Beaumont is the only original member left of the Skyliners, which now includes Nick Pociask, Donna Groom and Frank Czuri. It’s a talented group of singers and performers – backed by a seven-piece orchestra led by drummer Mark Groom, Donna’s husband.

The group, which boasts four lead singers and shares the heavy vocal lifting equally throughout the course of the show, sang the hits from its catalog, including “This I Swear” and “Pennies from Heaven,” as well as some great covers. There’s no mistaking the classic lead vocals of the group’s original singer Beaumont, but I also enjoyed the leads by Groom, Pociask and Czuri. They’re highly skilled professionals and entertaining performers.
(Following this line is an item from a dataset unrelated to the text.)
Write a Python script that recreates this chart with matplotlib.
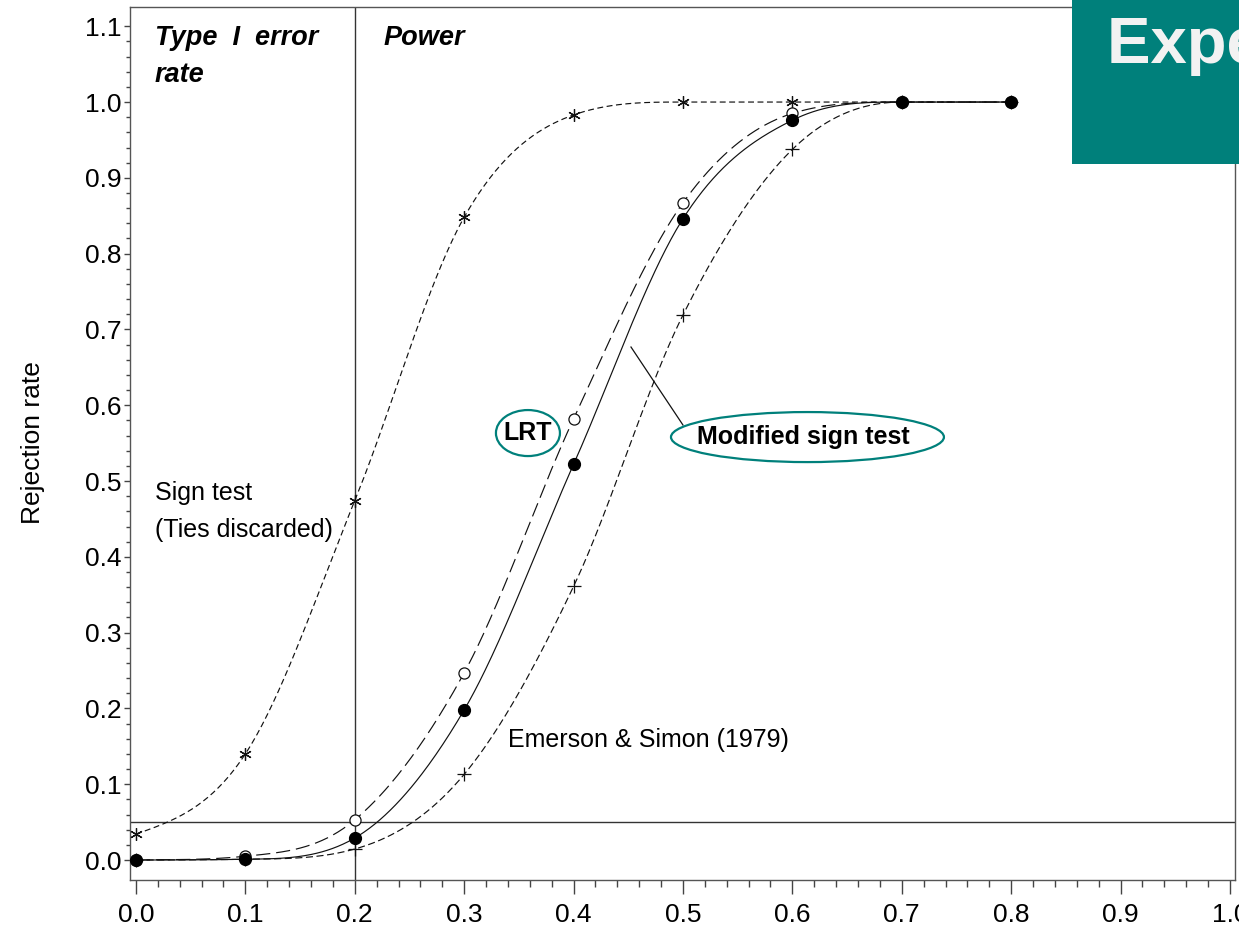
import numpy as np
import matplotlib
matplotlib.use("Agg")
import matplotlib.pyplot as plt
from matplotlib.patches import Ellipse, Rectangle

plt.rcParams['font.family'] = ['Liberation Sans', 'DejaVu Sans']

# ---------------- data ----------------
x_vals = [0.0, 0.1, 0.2, 0.3, 0.4, 0.5, 0.6, 0.7, 0.8]
sign_test = [0.034, 0.140, 0.474, 0.848, 0.983, 1.000, 1.000, 1.000, 1.000]
lrt = [0.000, 0.005, 0.053, 0.247, 0.582, 0.867, 0.985, 1.000, 1.000]
modified_sign = [0.000, 0.001, 0.029, 0.198, 0.522, 0.846, 0.976, 1.000, 1.000]
emerson_simon = [0.000, 0.001, 0.0145, 0.113, 0.361, 0.719, 0.9375, 1.000, 1.000]

x_ticks = [0.0, 0.1, 0.2, 0.3, 0.4, 0.5, 0.6, 0.7, 0.8, 0.9, 1.0]
y_ticks = [0.0, 0.1, 0.2, 0.3, 0.4, 0.5, 0.6, 0.7, 0.8, 0.9, 1.0, 1.1]
alpha_level = 0.05
null_boundary = 0.2


def smooth(x, y, n=500):
    """Smooth monotone cubic Hermite rendering through the given points
    (Catmull-Rom tangents with Fritsch-Carlson limiting)."""
    x = np.asarray(x, float)
    y = np.asarray(y, float)
    h = np.diff(x)
    d = np.diff(y) / h
    m = np.zeros_like(y)
    for k in range(1, len(x) - 1):
        if d[k - 1] * d[k] > 0:
            m[k] = (d[k - 1] + d[k]) / 2
    m[0] = 0.5 * d[0]
    m[-1] = 0.5 * d[-1]
    for k in range(len(d)):
        if d[k] == 0:
            m[k] = 0.0
            m[k + 1] = 0.0
        else:
            a = m[k] / d[k]
            b = m[k + 1] / d[k]
            s = a * a + b * b
            if s > 9:
                t = 3 / np.sqrt(s)
                m[k] = t * a * d[k]
                m[k + 1] = t * b * d[k]
    xs = np.linspace(x[0], x[-1], n)
    idx = np.clip(np.searchsorted(x, xs) - 1, 0, len(x) - 2)
    t = (xs - x[idx]) / h[idx]
    h00 = 2 * t**3 - 3 * t**2 + 1
    h10 = t**3 - 2 * t**2 + t
    h01 = -2 * t**3 + 3 * t**2
    h11 = t**3 - t**2
    ys = h00 * y[idx] + h10 * h[idx] * m[idx] + h01 * y[idx + 1] + h11 * h[idx] * m[idx + 1]
    return xs, ys


W, H = 1239, 933
fig = plt.figure(figsize=(W / 100, H / 100), dpi=100)
ax = fig.add_axes([129.5 / W, 1 - 879.5 / H, (1235 - 129.5) / W, (879.5 - 7.3) / H])

ax.set_xlim(-0.0059, 1.0046)
ax.set_ylim(-0.0257, 1.125)

lc = '#111111'
lw = 0.85

# reference lines
ax.axvline(null_boundary, color='#333333', lw=1.0, zorder=1)
ax.axhline(alpha_level, color='#333333', lw=1.0, zorder=1)

# sign test
xs, ys = smooth(x_vals, sign_test)
ax.plot(xs, ys, color=lc, lw=lw, ls=(0, (5, 3)), zorder=2)
ax.plot(x_vals, sign_test, ls='none', marker=(6, 2, 0), ms=9, mec=lc, mew=0.9, zorder=3)

# Emerson & Simon
xs, ys = smooth(x_vals, emerson_simon)
ax.plot(xs, ys, color=lc, lw=lw, ls=(0, (6, 3)), zorder=2)
ax.plot(x_vals, emerson_simon, ls='none', marker='+', ms=10, mec=lc, mew=0.9, zorder=3)

# LRT
xs, ys = smooth(x_vals, lrt)
ax.plot(xs, ys, color=lc, lw=lw, ls=(0, (12, 5)), zorder=2)
ax.plot(x_vals, lrt, ls='none', marker='o', ms=8, mfc='white', mec=lc, mew=0.9, zorder=4)

# modified sign test
xs, ys = smooth(x_vals, modified_sign)
ax.plot(xs, ys, color=lc, lw=lw, ls='-', zorder=2)
ax.plot(x_vals, modified_sign, ls='none', marker='o', ms=8.5, mfc='black', mec='black', zorder=5)

# axes styling
for s in ax.spines.values():
    s.set_color('#555555')
    s.set_linewidth(1.0)

ax.set_xticks(x_ticks)
ax.set_xticklabels([f"{v:.1f}" for v in x_ticks])
ax.set_yticks(y_ticks)
ax.set_yticklabels([f"{v:.1f}" for v in y_ticks])
ax.set_xticks(np.arange(0, 1.001, 0.02), minor=True)
ax.set_yticks(np.arange(0, 1.101, 0.02), minor=True)
ax.tick_params(axis='x', which='major', length=10, width=1.0, color='#444444',
               labelsize=19, pad=7, direction='out')
ax.tick_params(axis='x', which='minor', length=5, width=1.0, color='#444444', direction='out')
ax.tick_params(axis='y', which='major', length=4.5, width=1.0, color='#444444',
               labelsize=19, pad=1.5, direction='out')
ax.tick_params(axis='y', which='minor', length=3, width=1.0, color='#444444', direction='out')

fig.text(33 / W, 1 - 443 / H, 'Rejection rate', rotation=90, ha='center', va='center', fontsize=19)

# annotations
ax.text(0.017, 1.075, 'Type  I  error', fontsize=19.5, fontweight='bold', fontstyle='italic',
        ha='left', va='baseline')
ax.text(0.017, 1.026, 'rate', fontsize=19.5, fontweight='bold', fontstyle='italic',
        ha='left', va='baseline')
ax.text(0.226, 1.075, 'Power', fontsize=19.5, fontweight='bold', fontstyle='italic',
        ha='left', va='baseline')

ax.text(0.017, 0.475, 'Sign test', fontsize=18, ha='left', va='baseline')
ax.text(0.017, 0.426, '(Ties discarded)', fontsize=18, ha='left', va='baseline')
ax.text(0.340, 0.1495, 'Emerson & Simon (1979)', fontsize=18, ha='left', va='baseline')

teal = '#00807b'
ax.text(0.3583, 0.5633, 'LRT', fontsize=18, fontweight='bold', ha='center', va='center')
ax.add_patch(Ellipse((0.3583, 0.5633), 0.0585, 0.0607, fill=False, ec=teal, lw=1.6, zorder=6))

ax.text(0.513, 0.558, 'Modified sign test', fontsize=18, fontweight='bold', ha='left', va='center')
ax.add_patch(Ellipse((0.6138, 0.558), 0.2495, 0.066, fill=False, ec=teal, lw=1.6, zorder=6))
ax.plot([0.4525, 0.5], [0.6768, 0.5739], color=lc, lw=0.9, zorder=2)

# teal title block
fig.patches.append(Rectangle((1072 / W, 1 - 164 / H), 1 - 1072 / W, 164 / H,
                             transform=fig.transFigure, facecolor=teal, edgecolor='none', zorder=10))
fig.text(1107 / W, 1 - 63 / H, 'Experimental results', fontsize=47, fontweight='bold',
         color='#f2f2f2', ha='left', va='baseline', zorder=11)

fig.savefig('out.png', dpi=100)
Dad and daughter making another special Father's Day memory, with a big assist from Jimmy Beaumont and the Skyliners.

Dad and daughter making another special Father’s Day memory, with a big assist from Jimmy Beaumont and the Skyliners.

I particularly enjoyed the cover of B.W. Stevenson’s “My Maria,” on which Pociask handled the high falsetto lead vocals. It reminded me of another pleasant memory from the 1970s, when I was a sophomore in high school in central Illinois.

Our student council had secured a juke box for our common area an every day after lunch in 1975, I would pop a quarter into that jukebox and play the same two songs: “China Grove” by the Doobie Brothers and “My Maria” by B.W. Stevenson. “My Maria” reached No. 9 on the Billboard Hot 100 singles chart in 1973. More than two decades later, Brooks & Dunn covered the song and it reached No. 1 on the country charts in mid-1996.

And as much as I loved the show and the music, it was that much sweeter because I got to experience it with my baby girl on Father’s Day. A little doo wop and some treasured daddy and daughter time. It just doesn’t get any better than that.

Who knew that Joe Rock’s girlfriend would make a decision nearly 60 years ago that would result in such a special Father’s Day for me? Thanks Joe Rock’s ex-girlfriend, whoever you are.

And thanks to Jimmy Beaumont and the Skyliners for providing a great soundtrack for that memory. Just like they’ve been doing since 1958.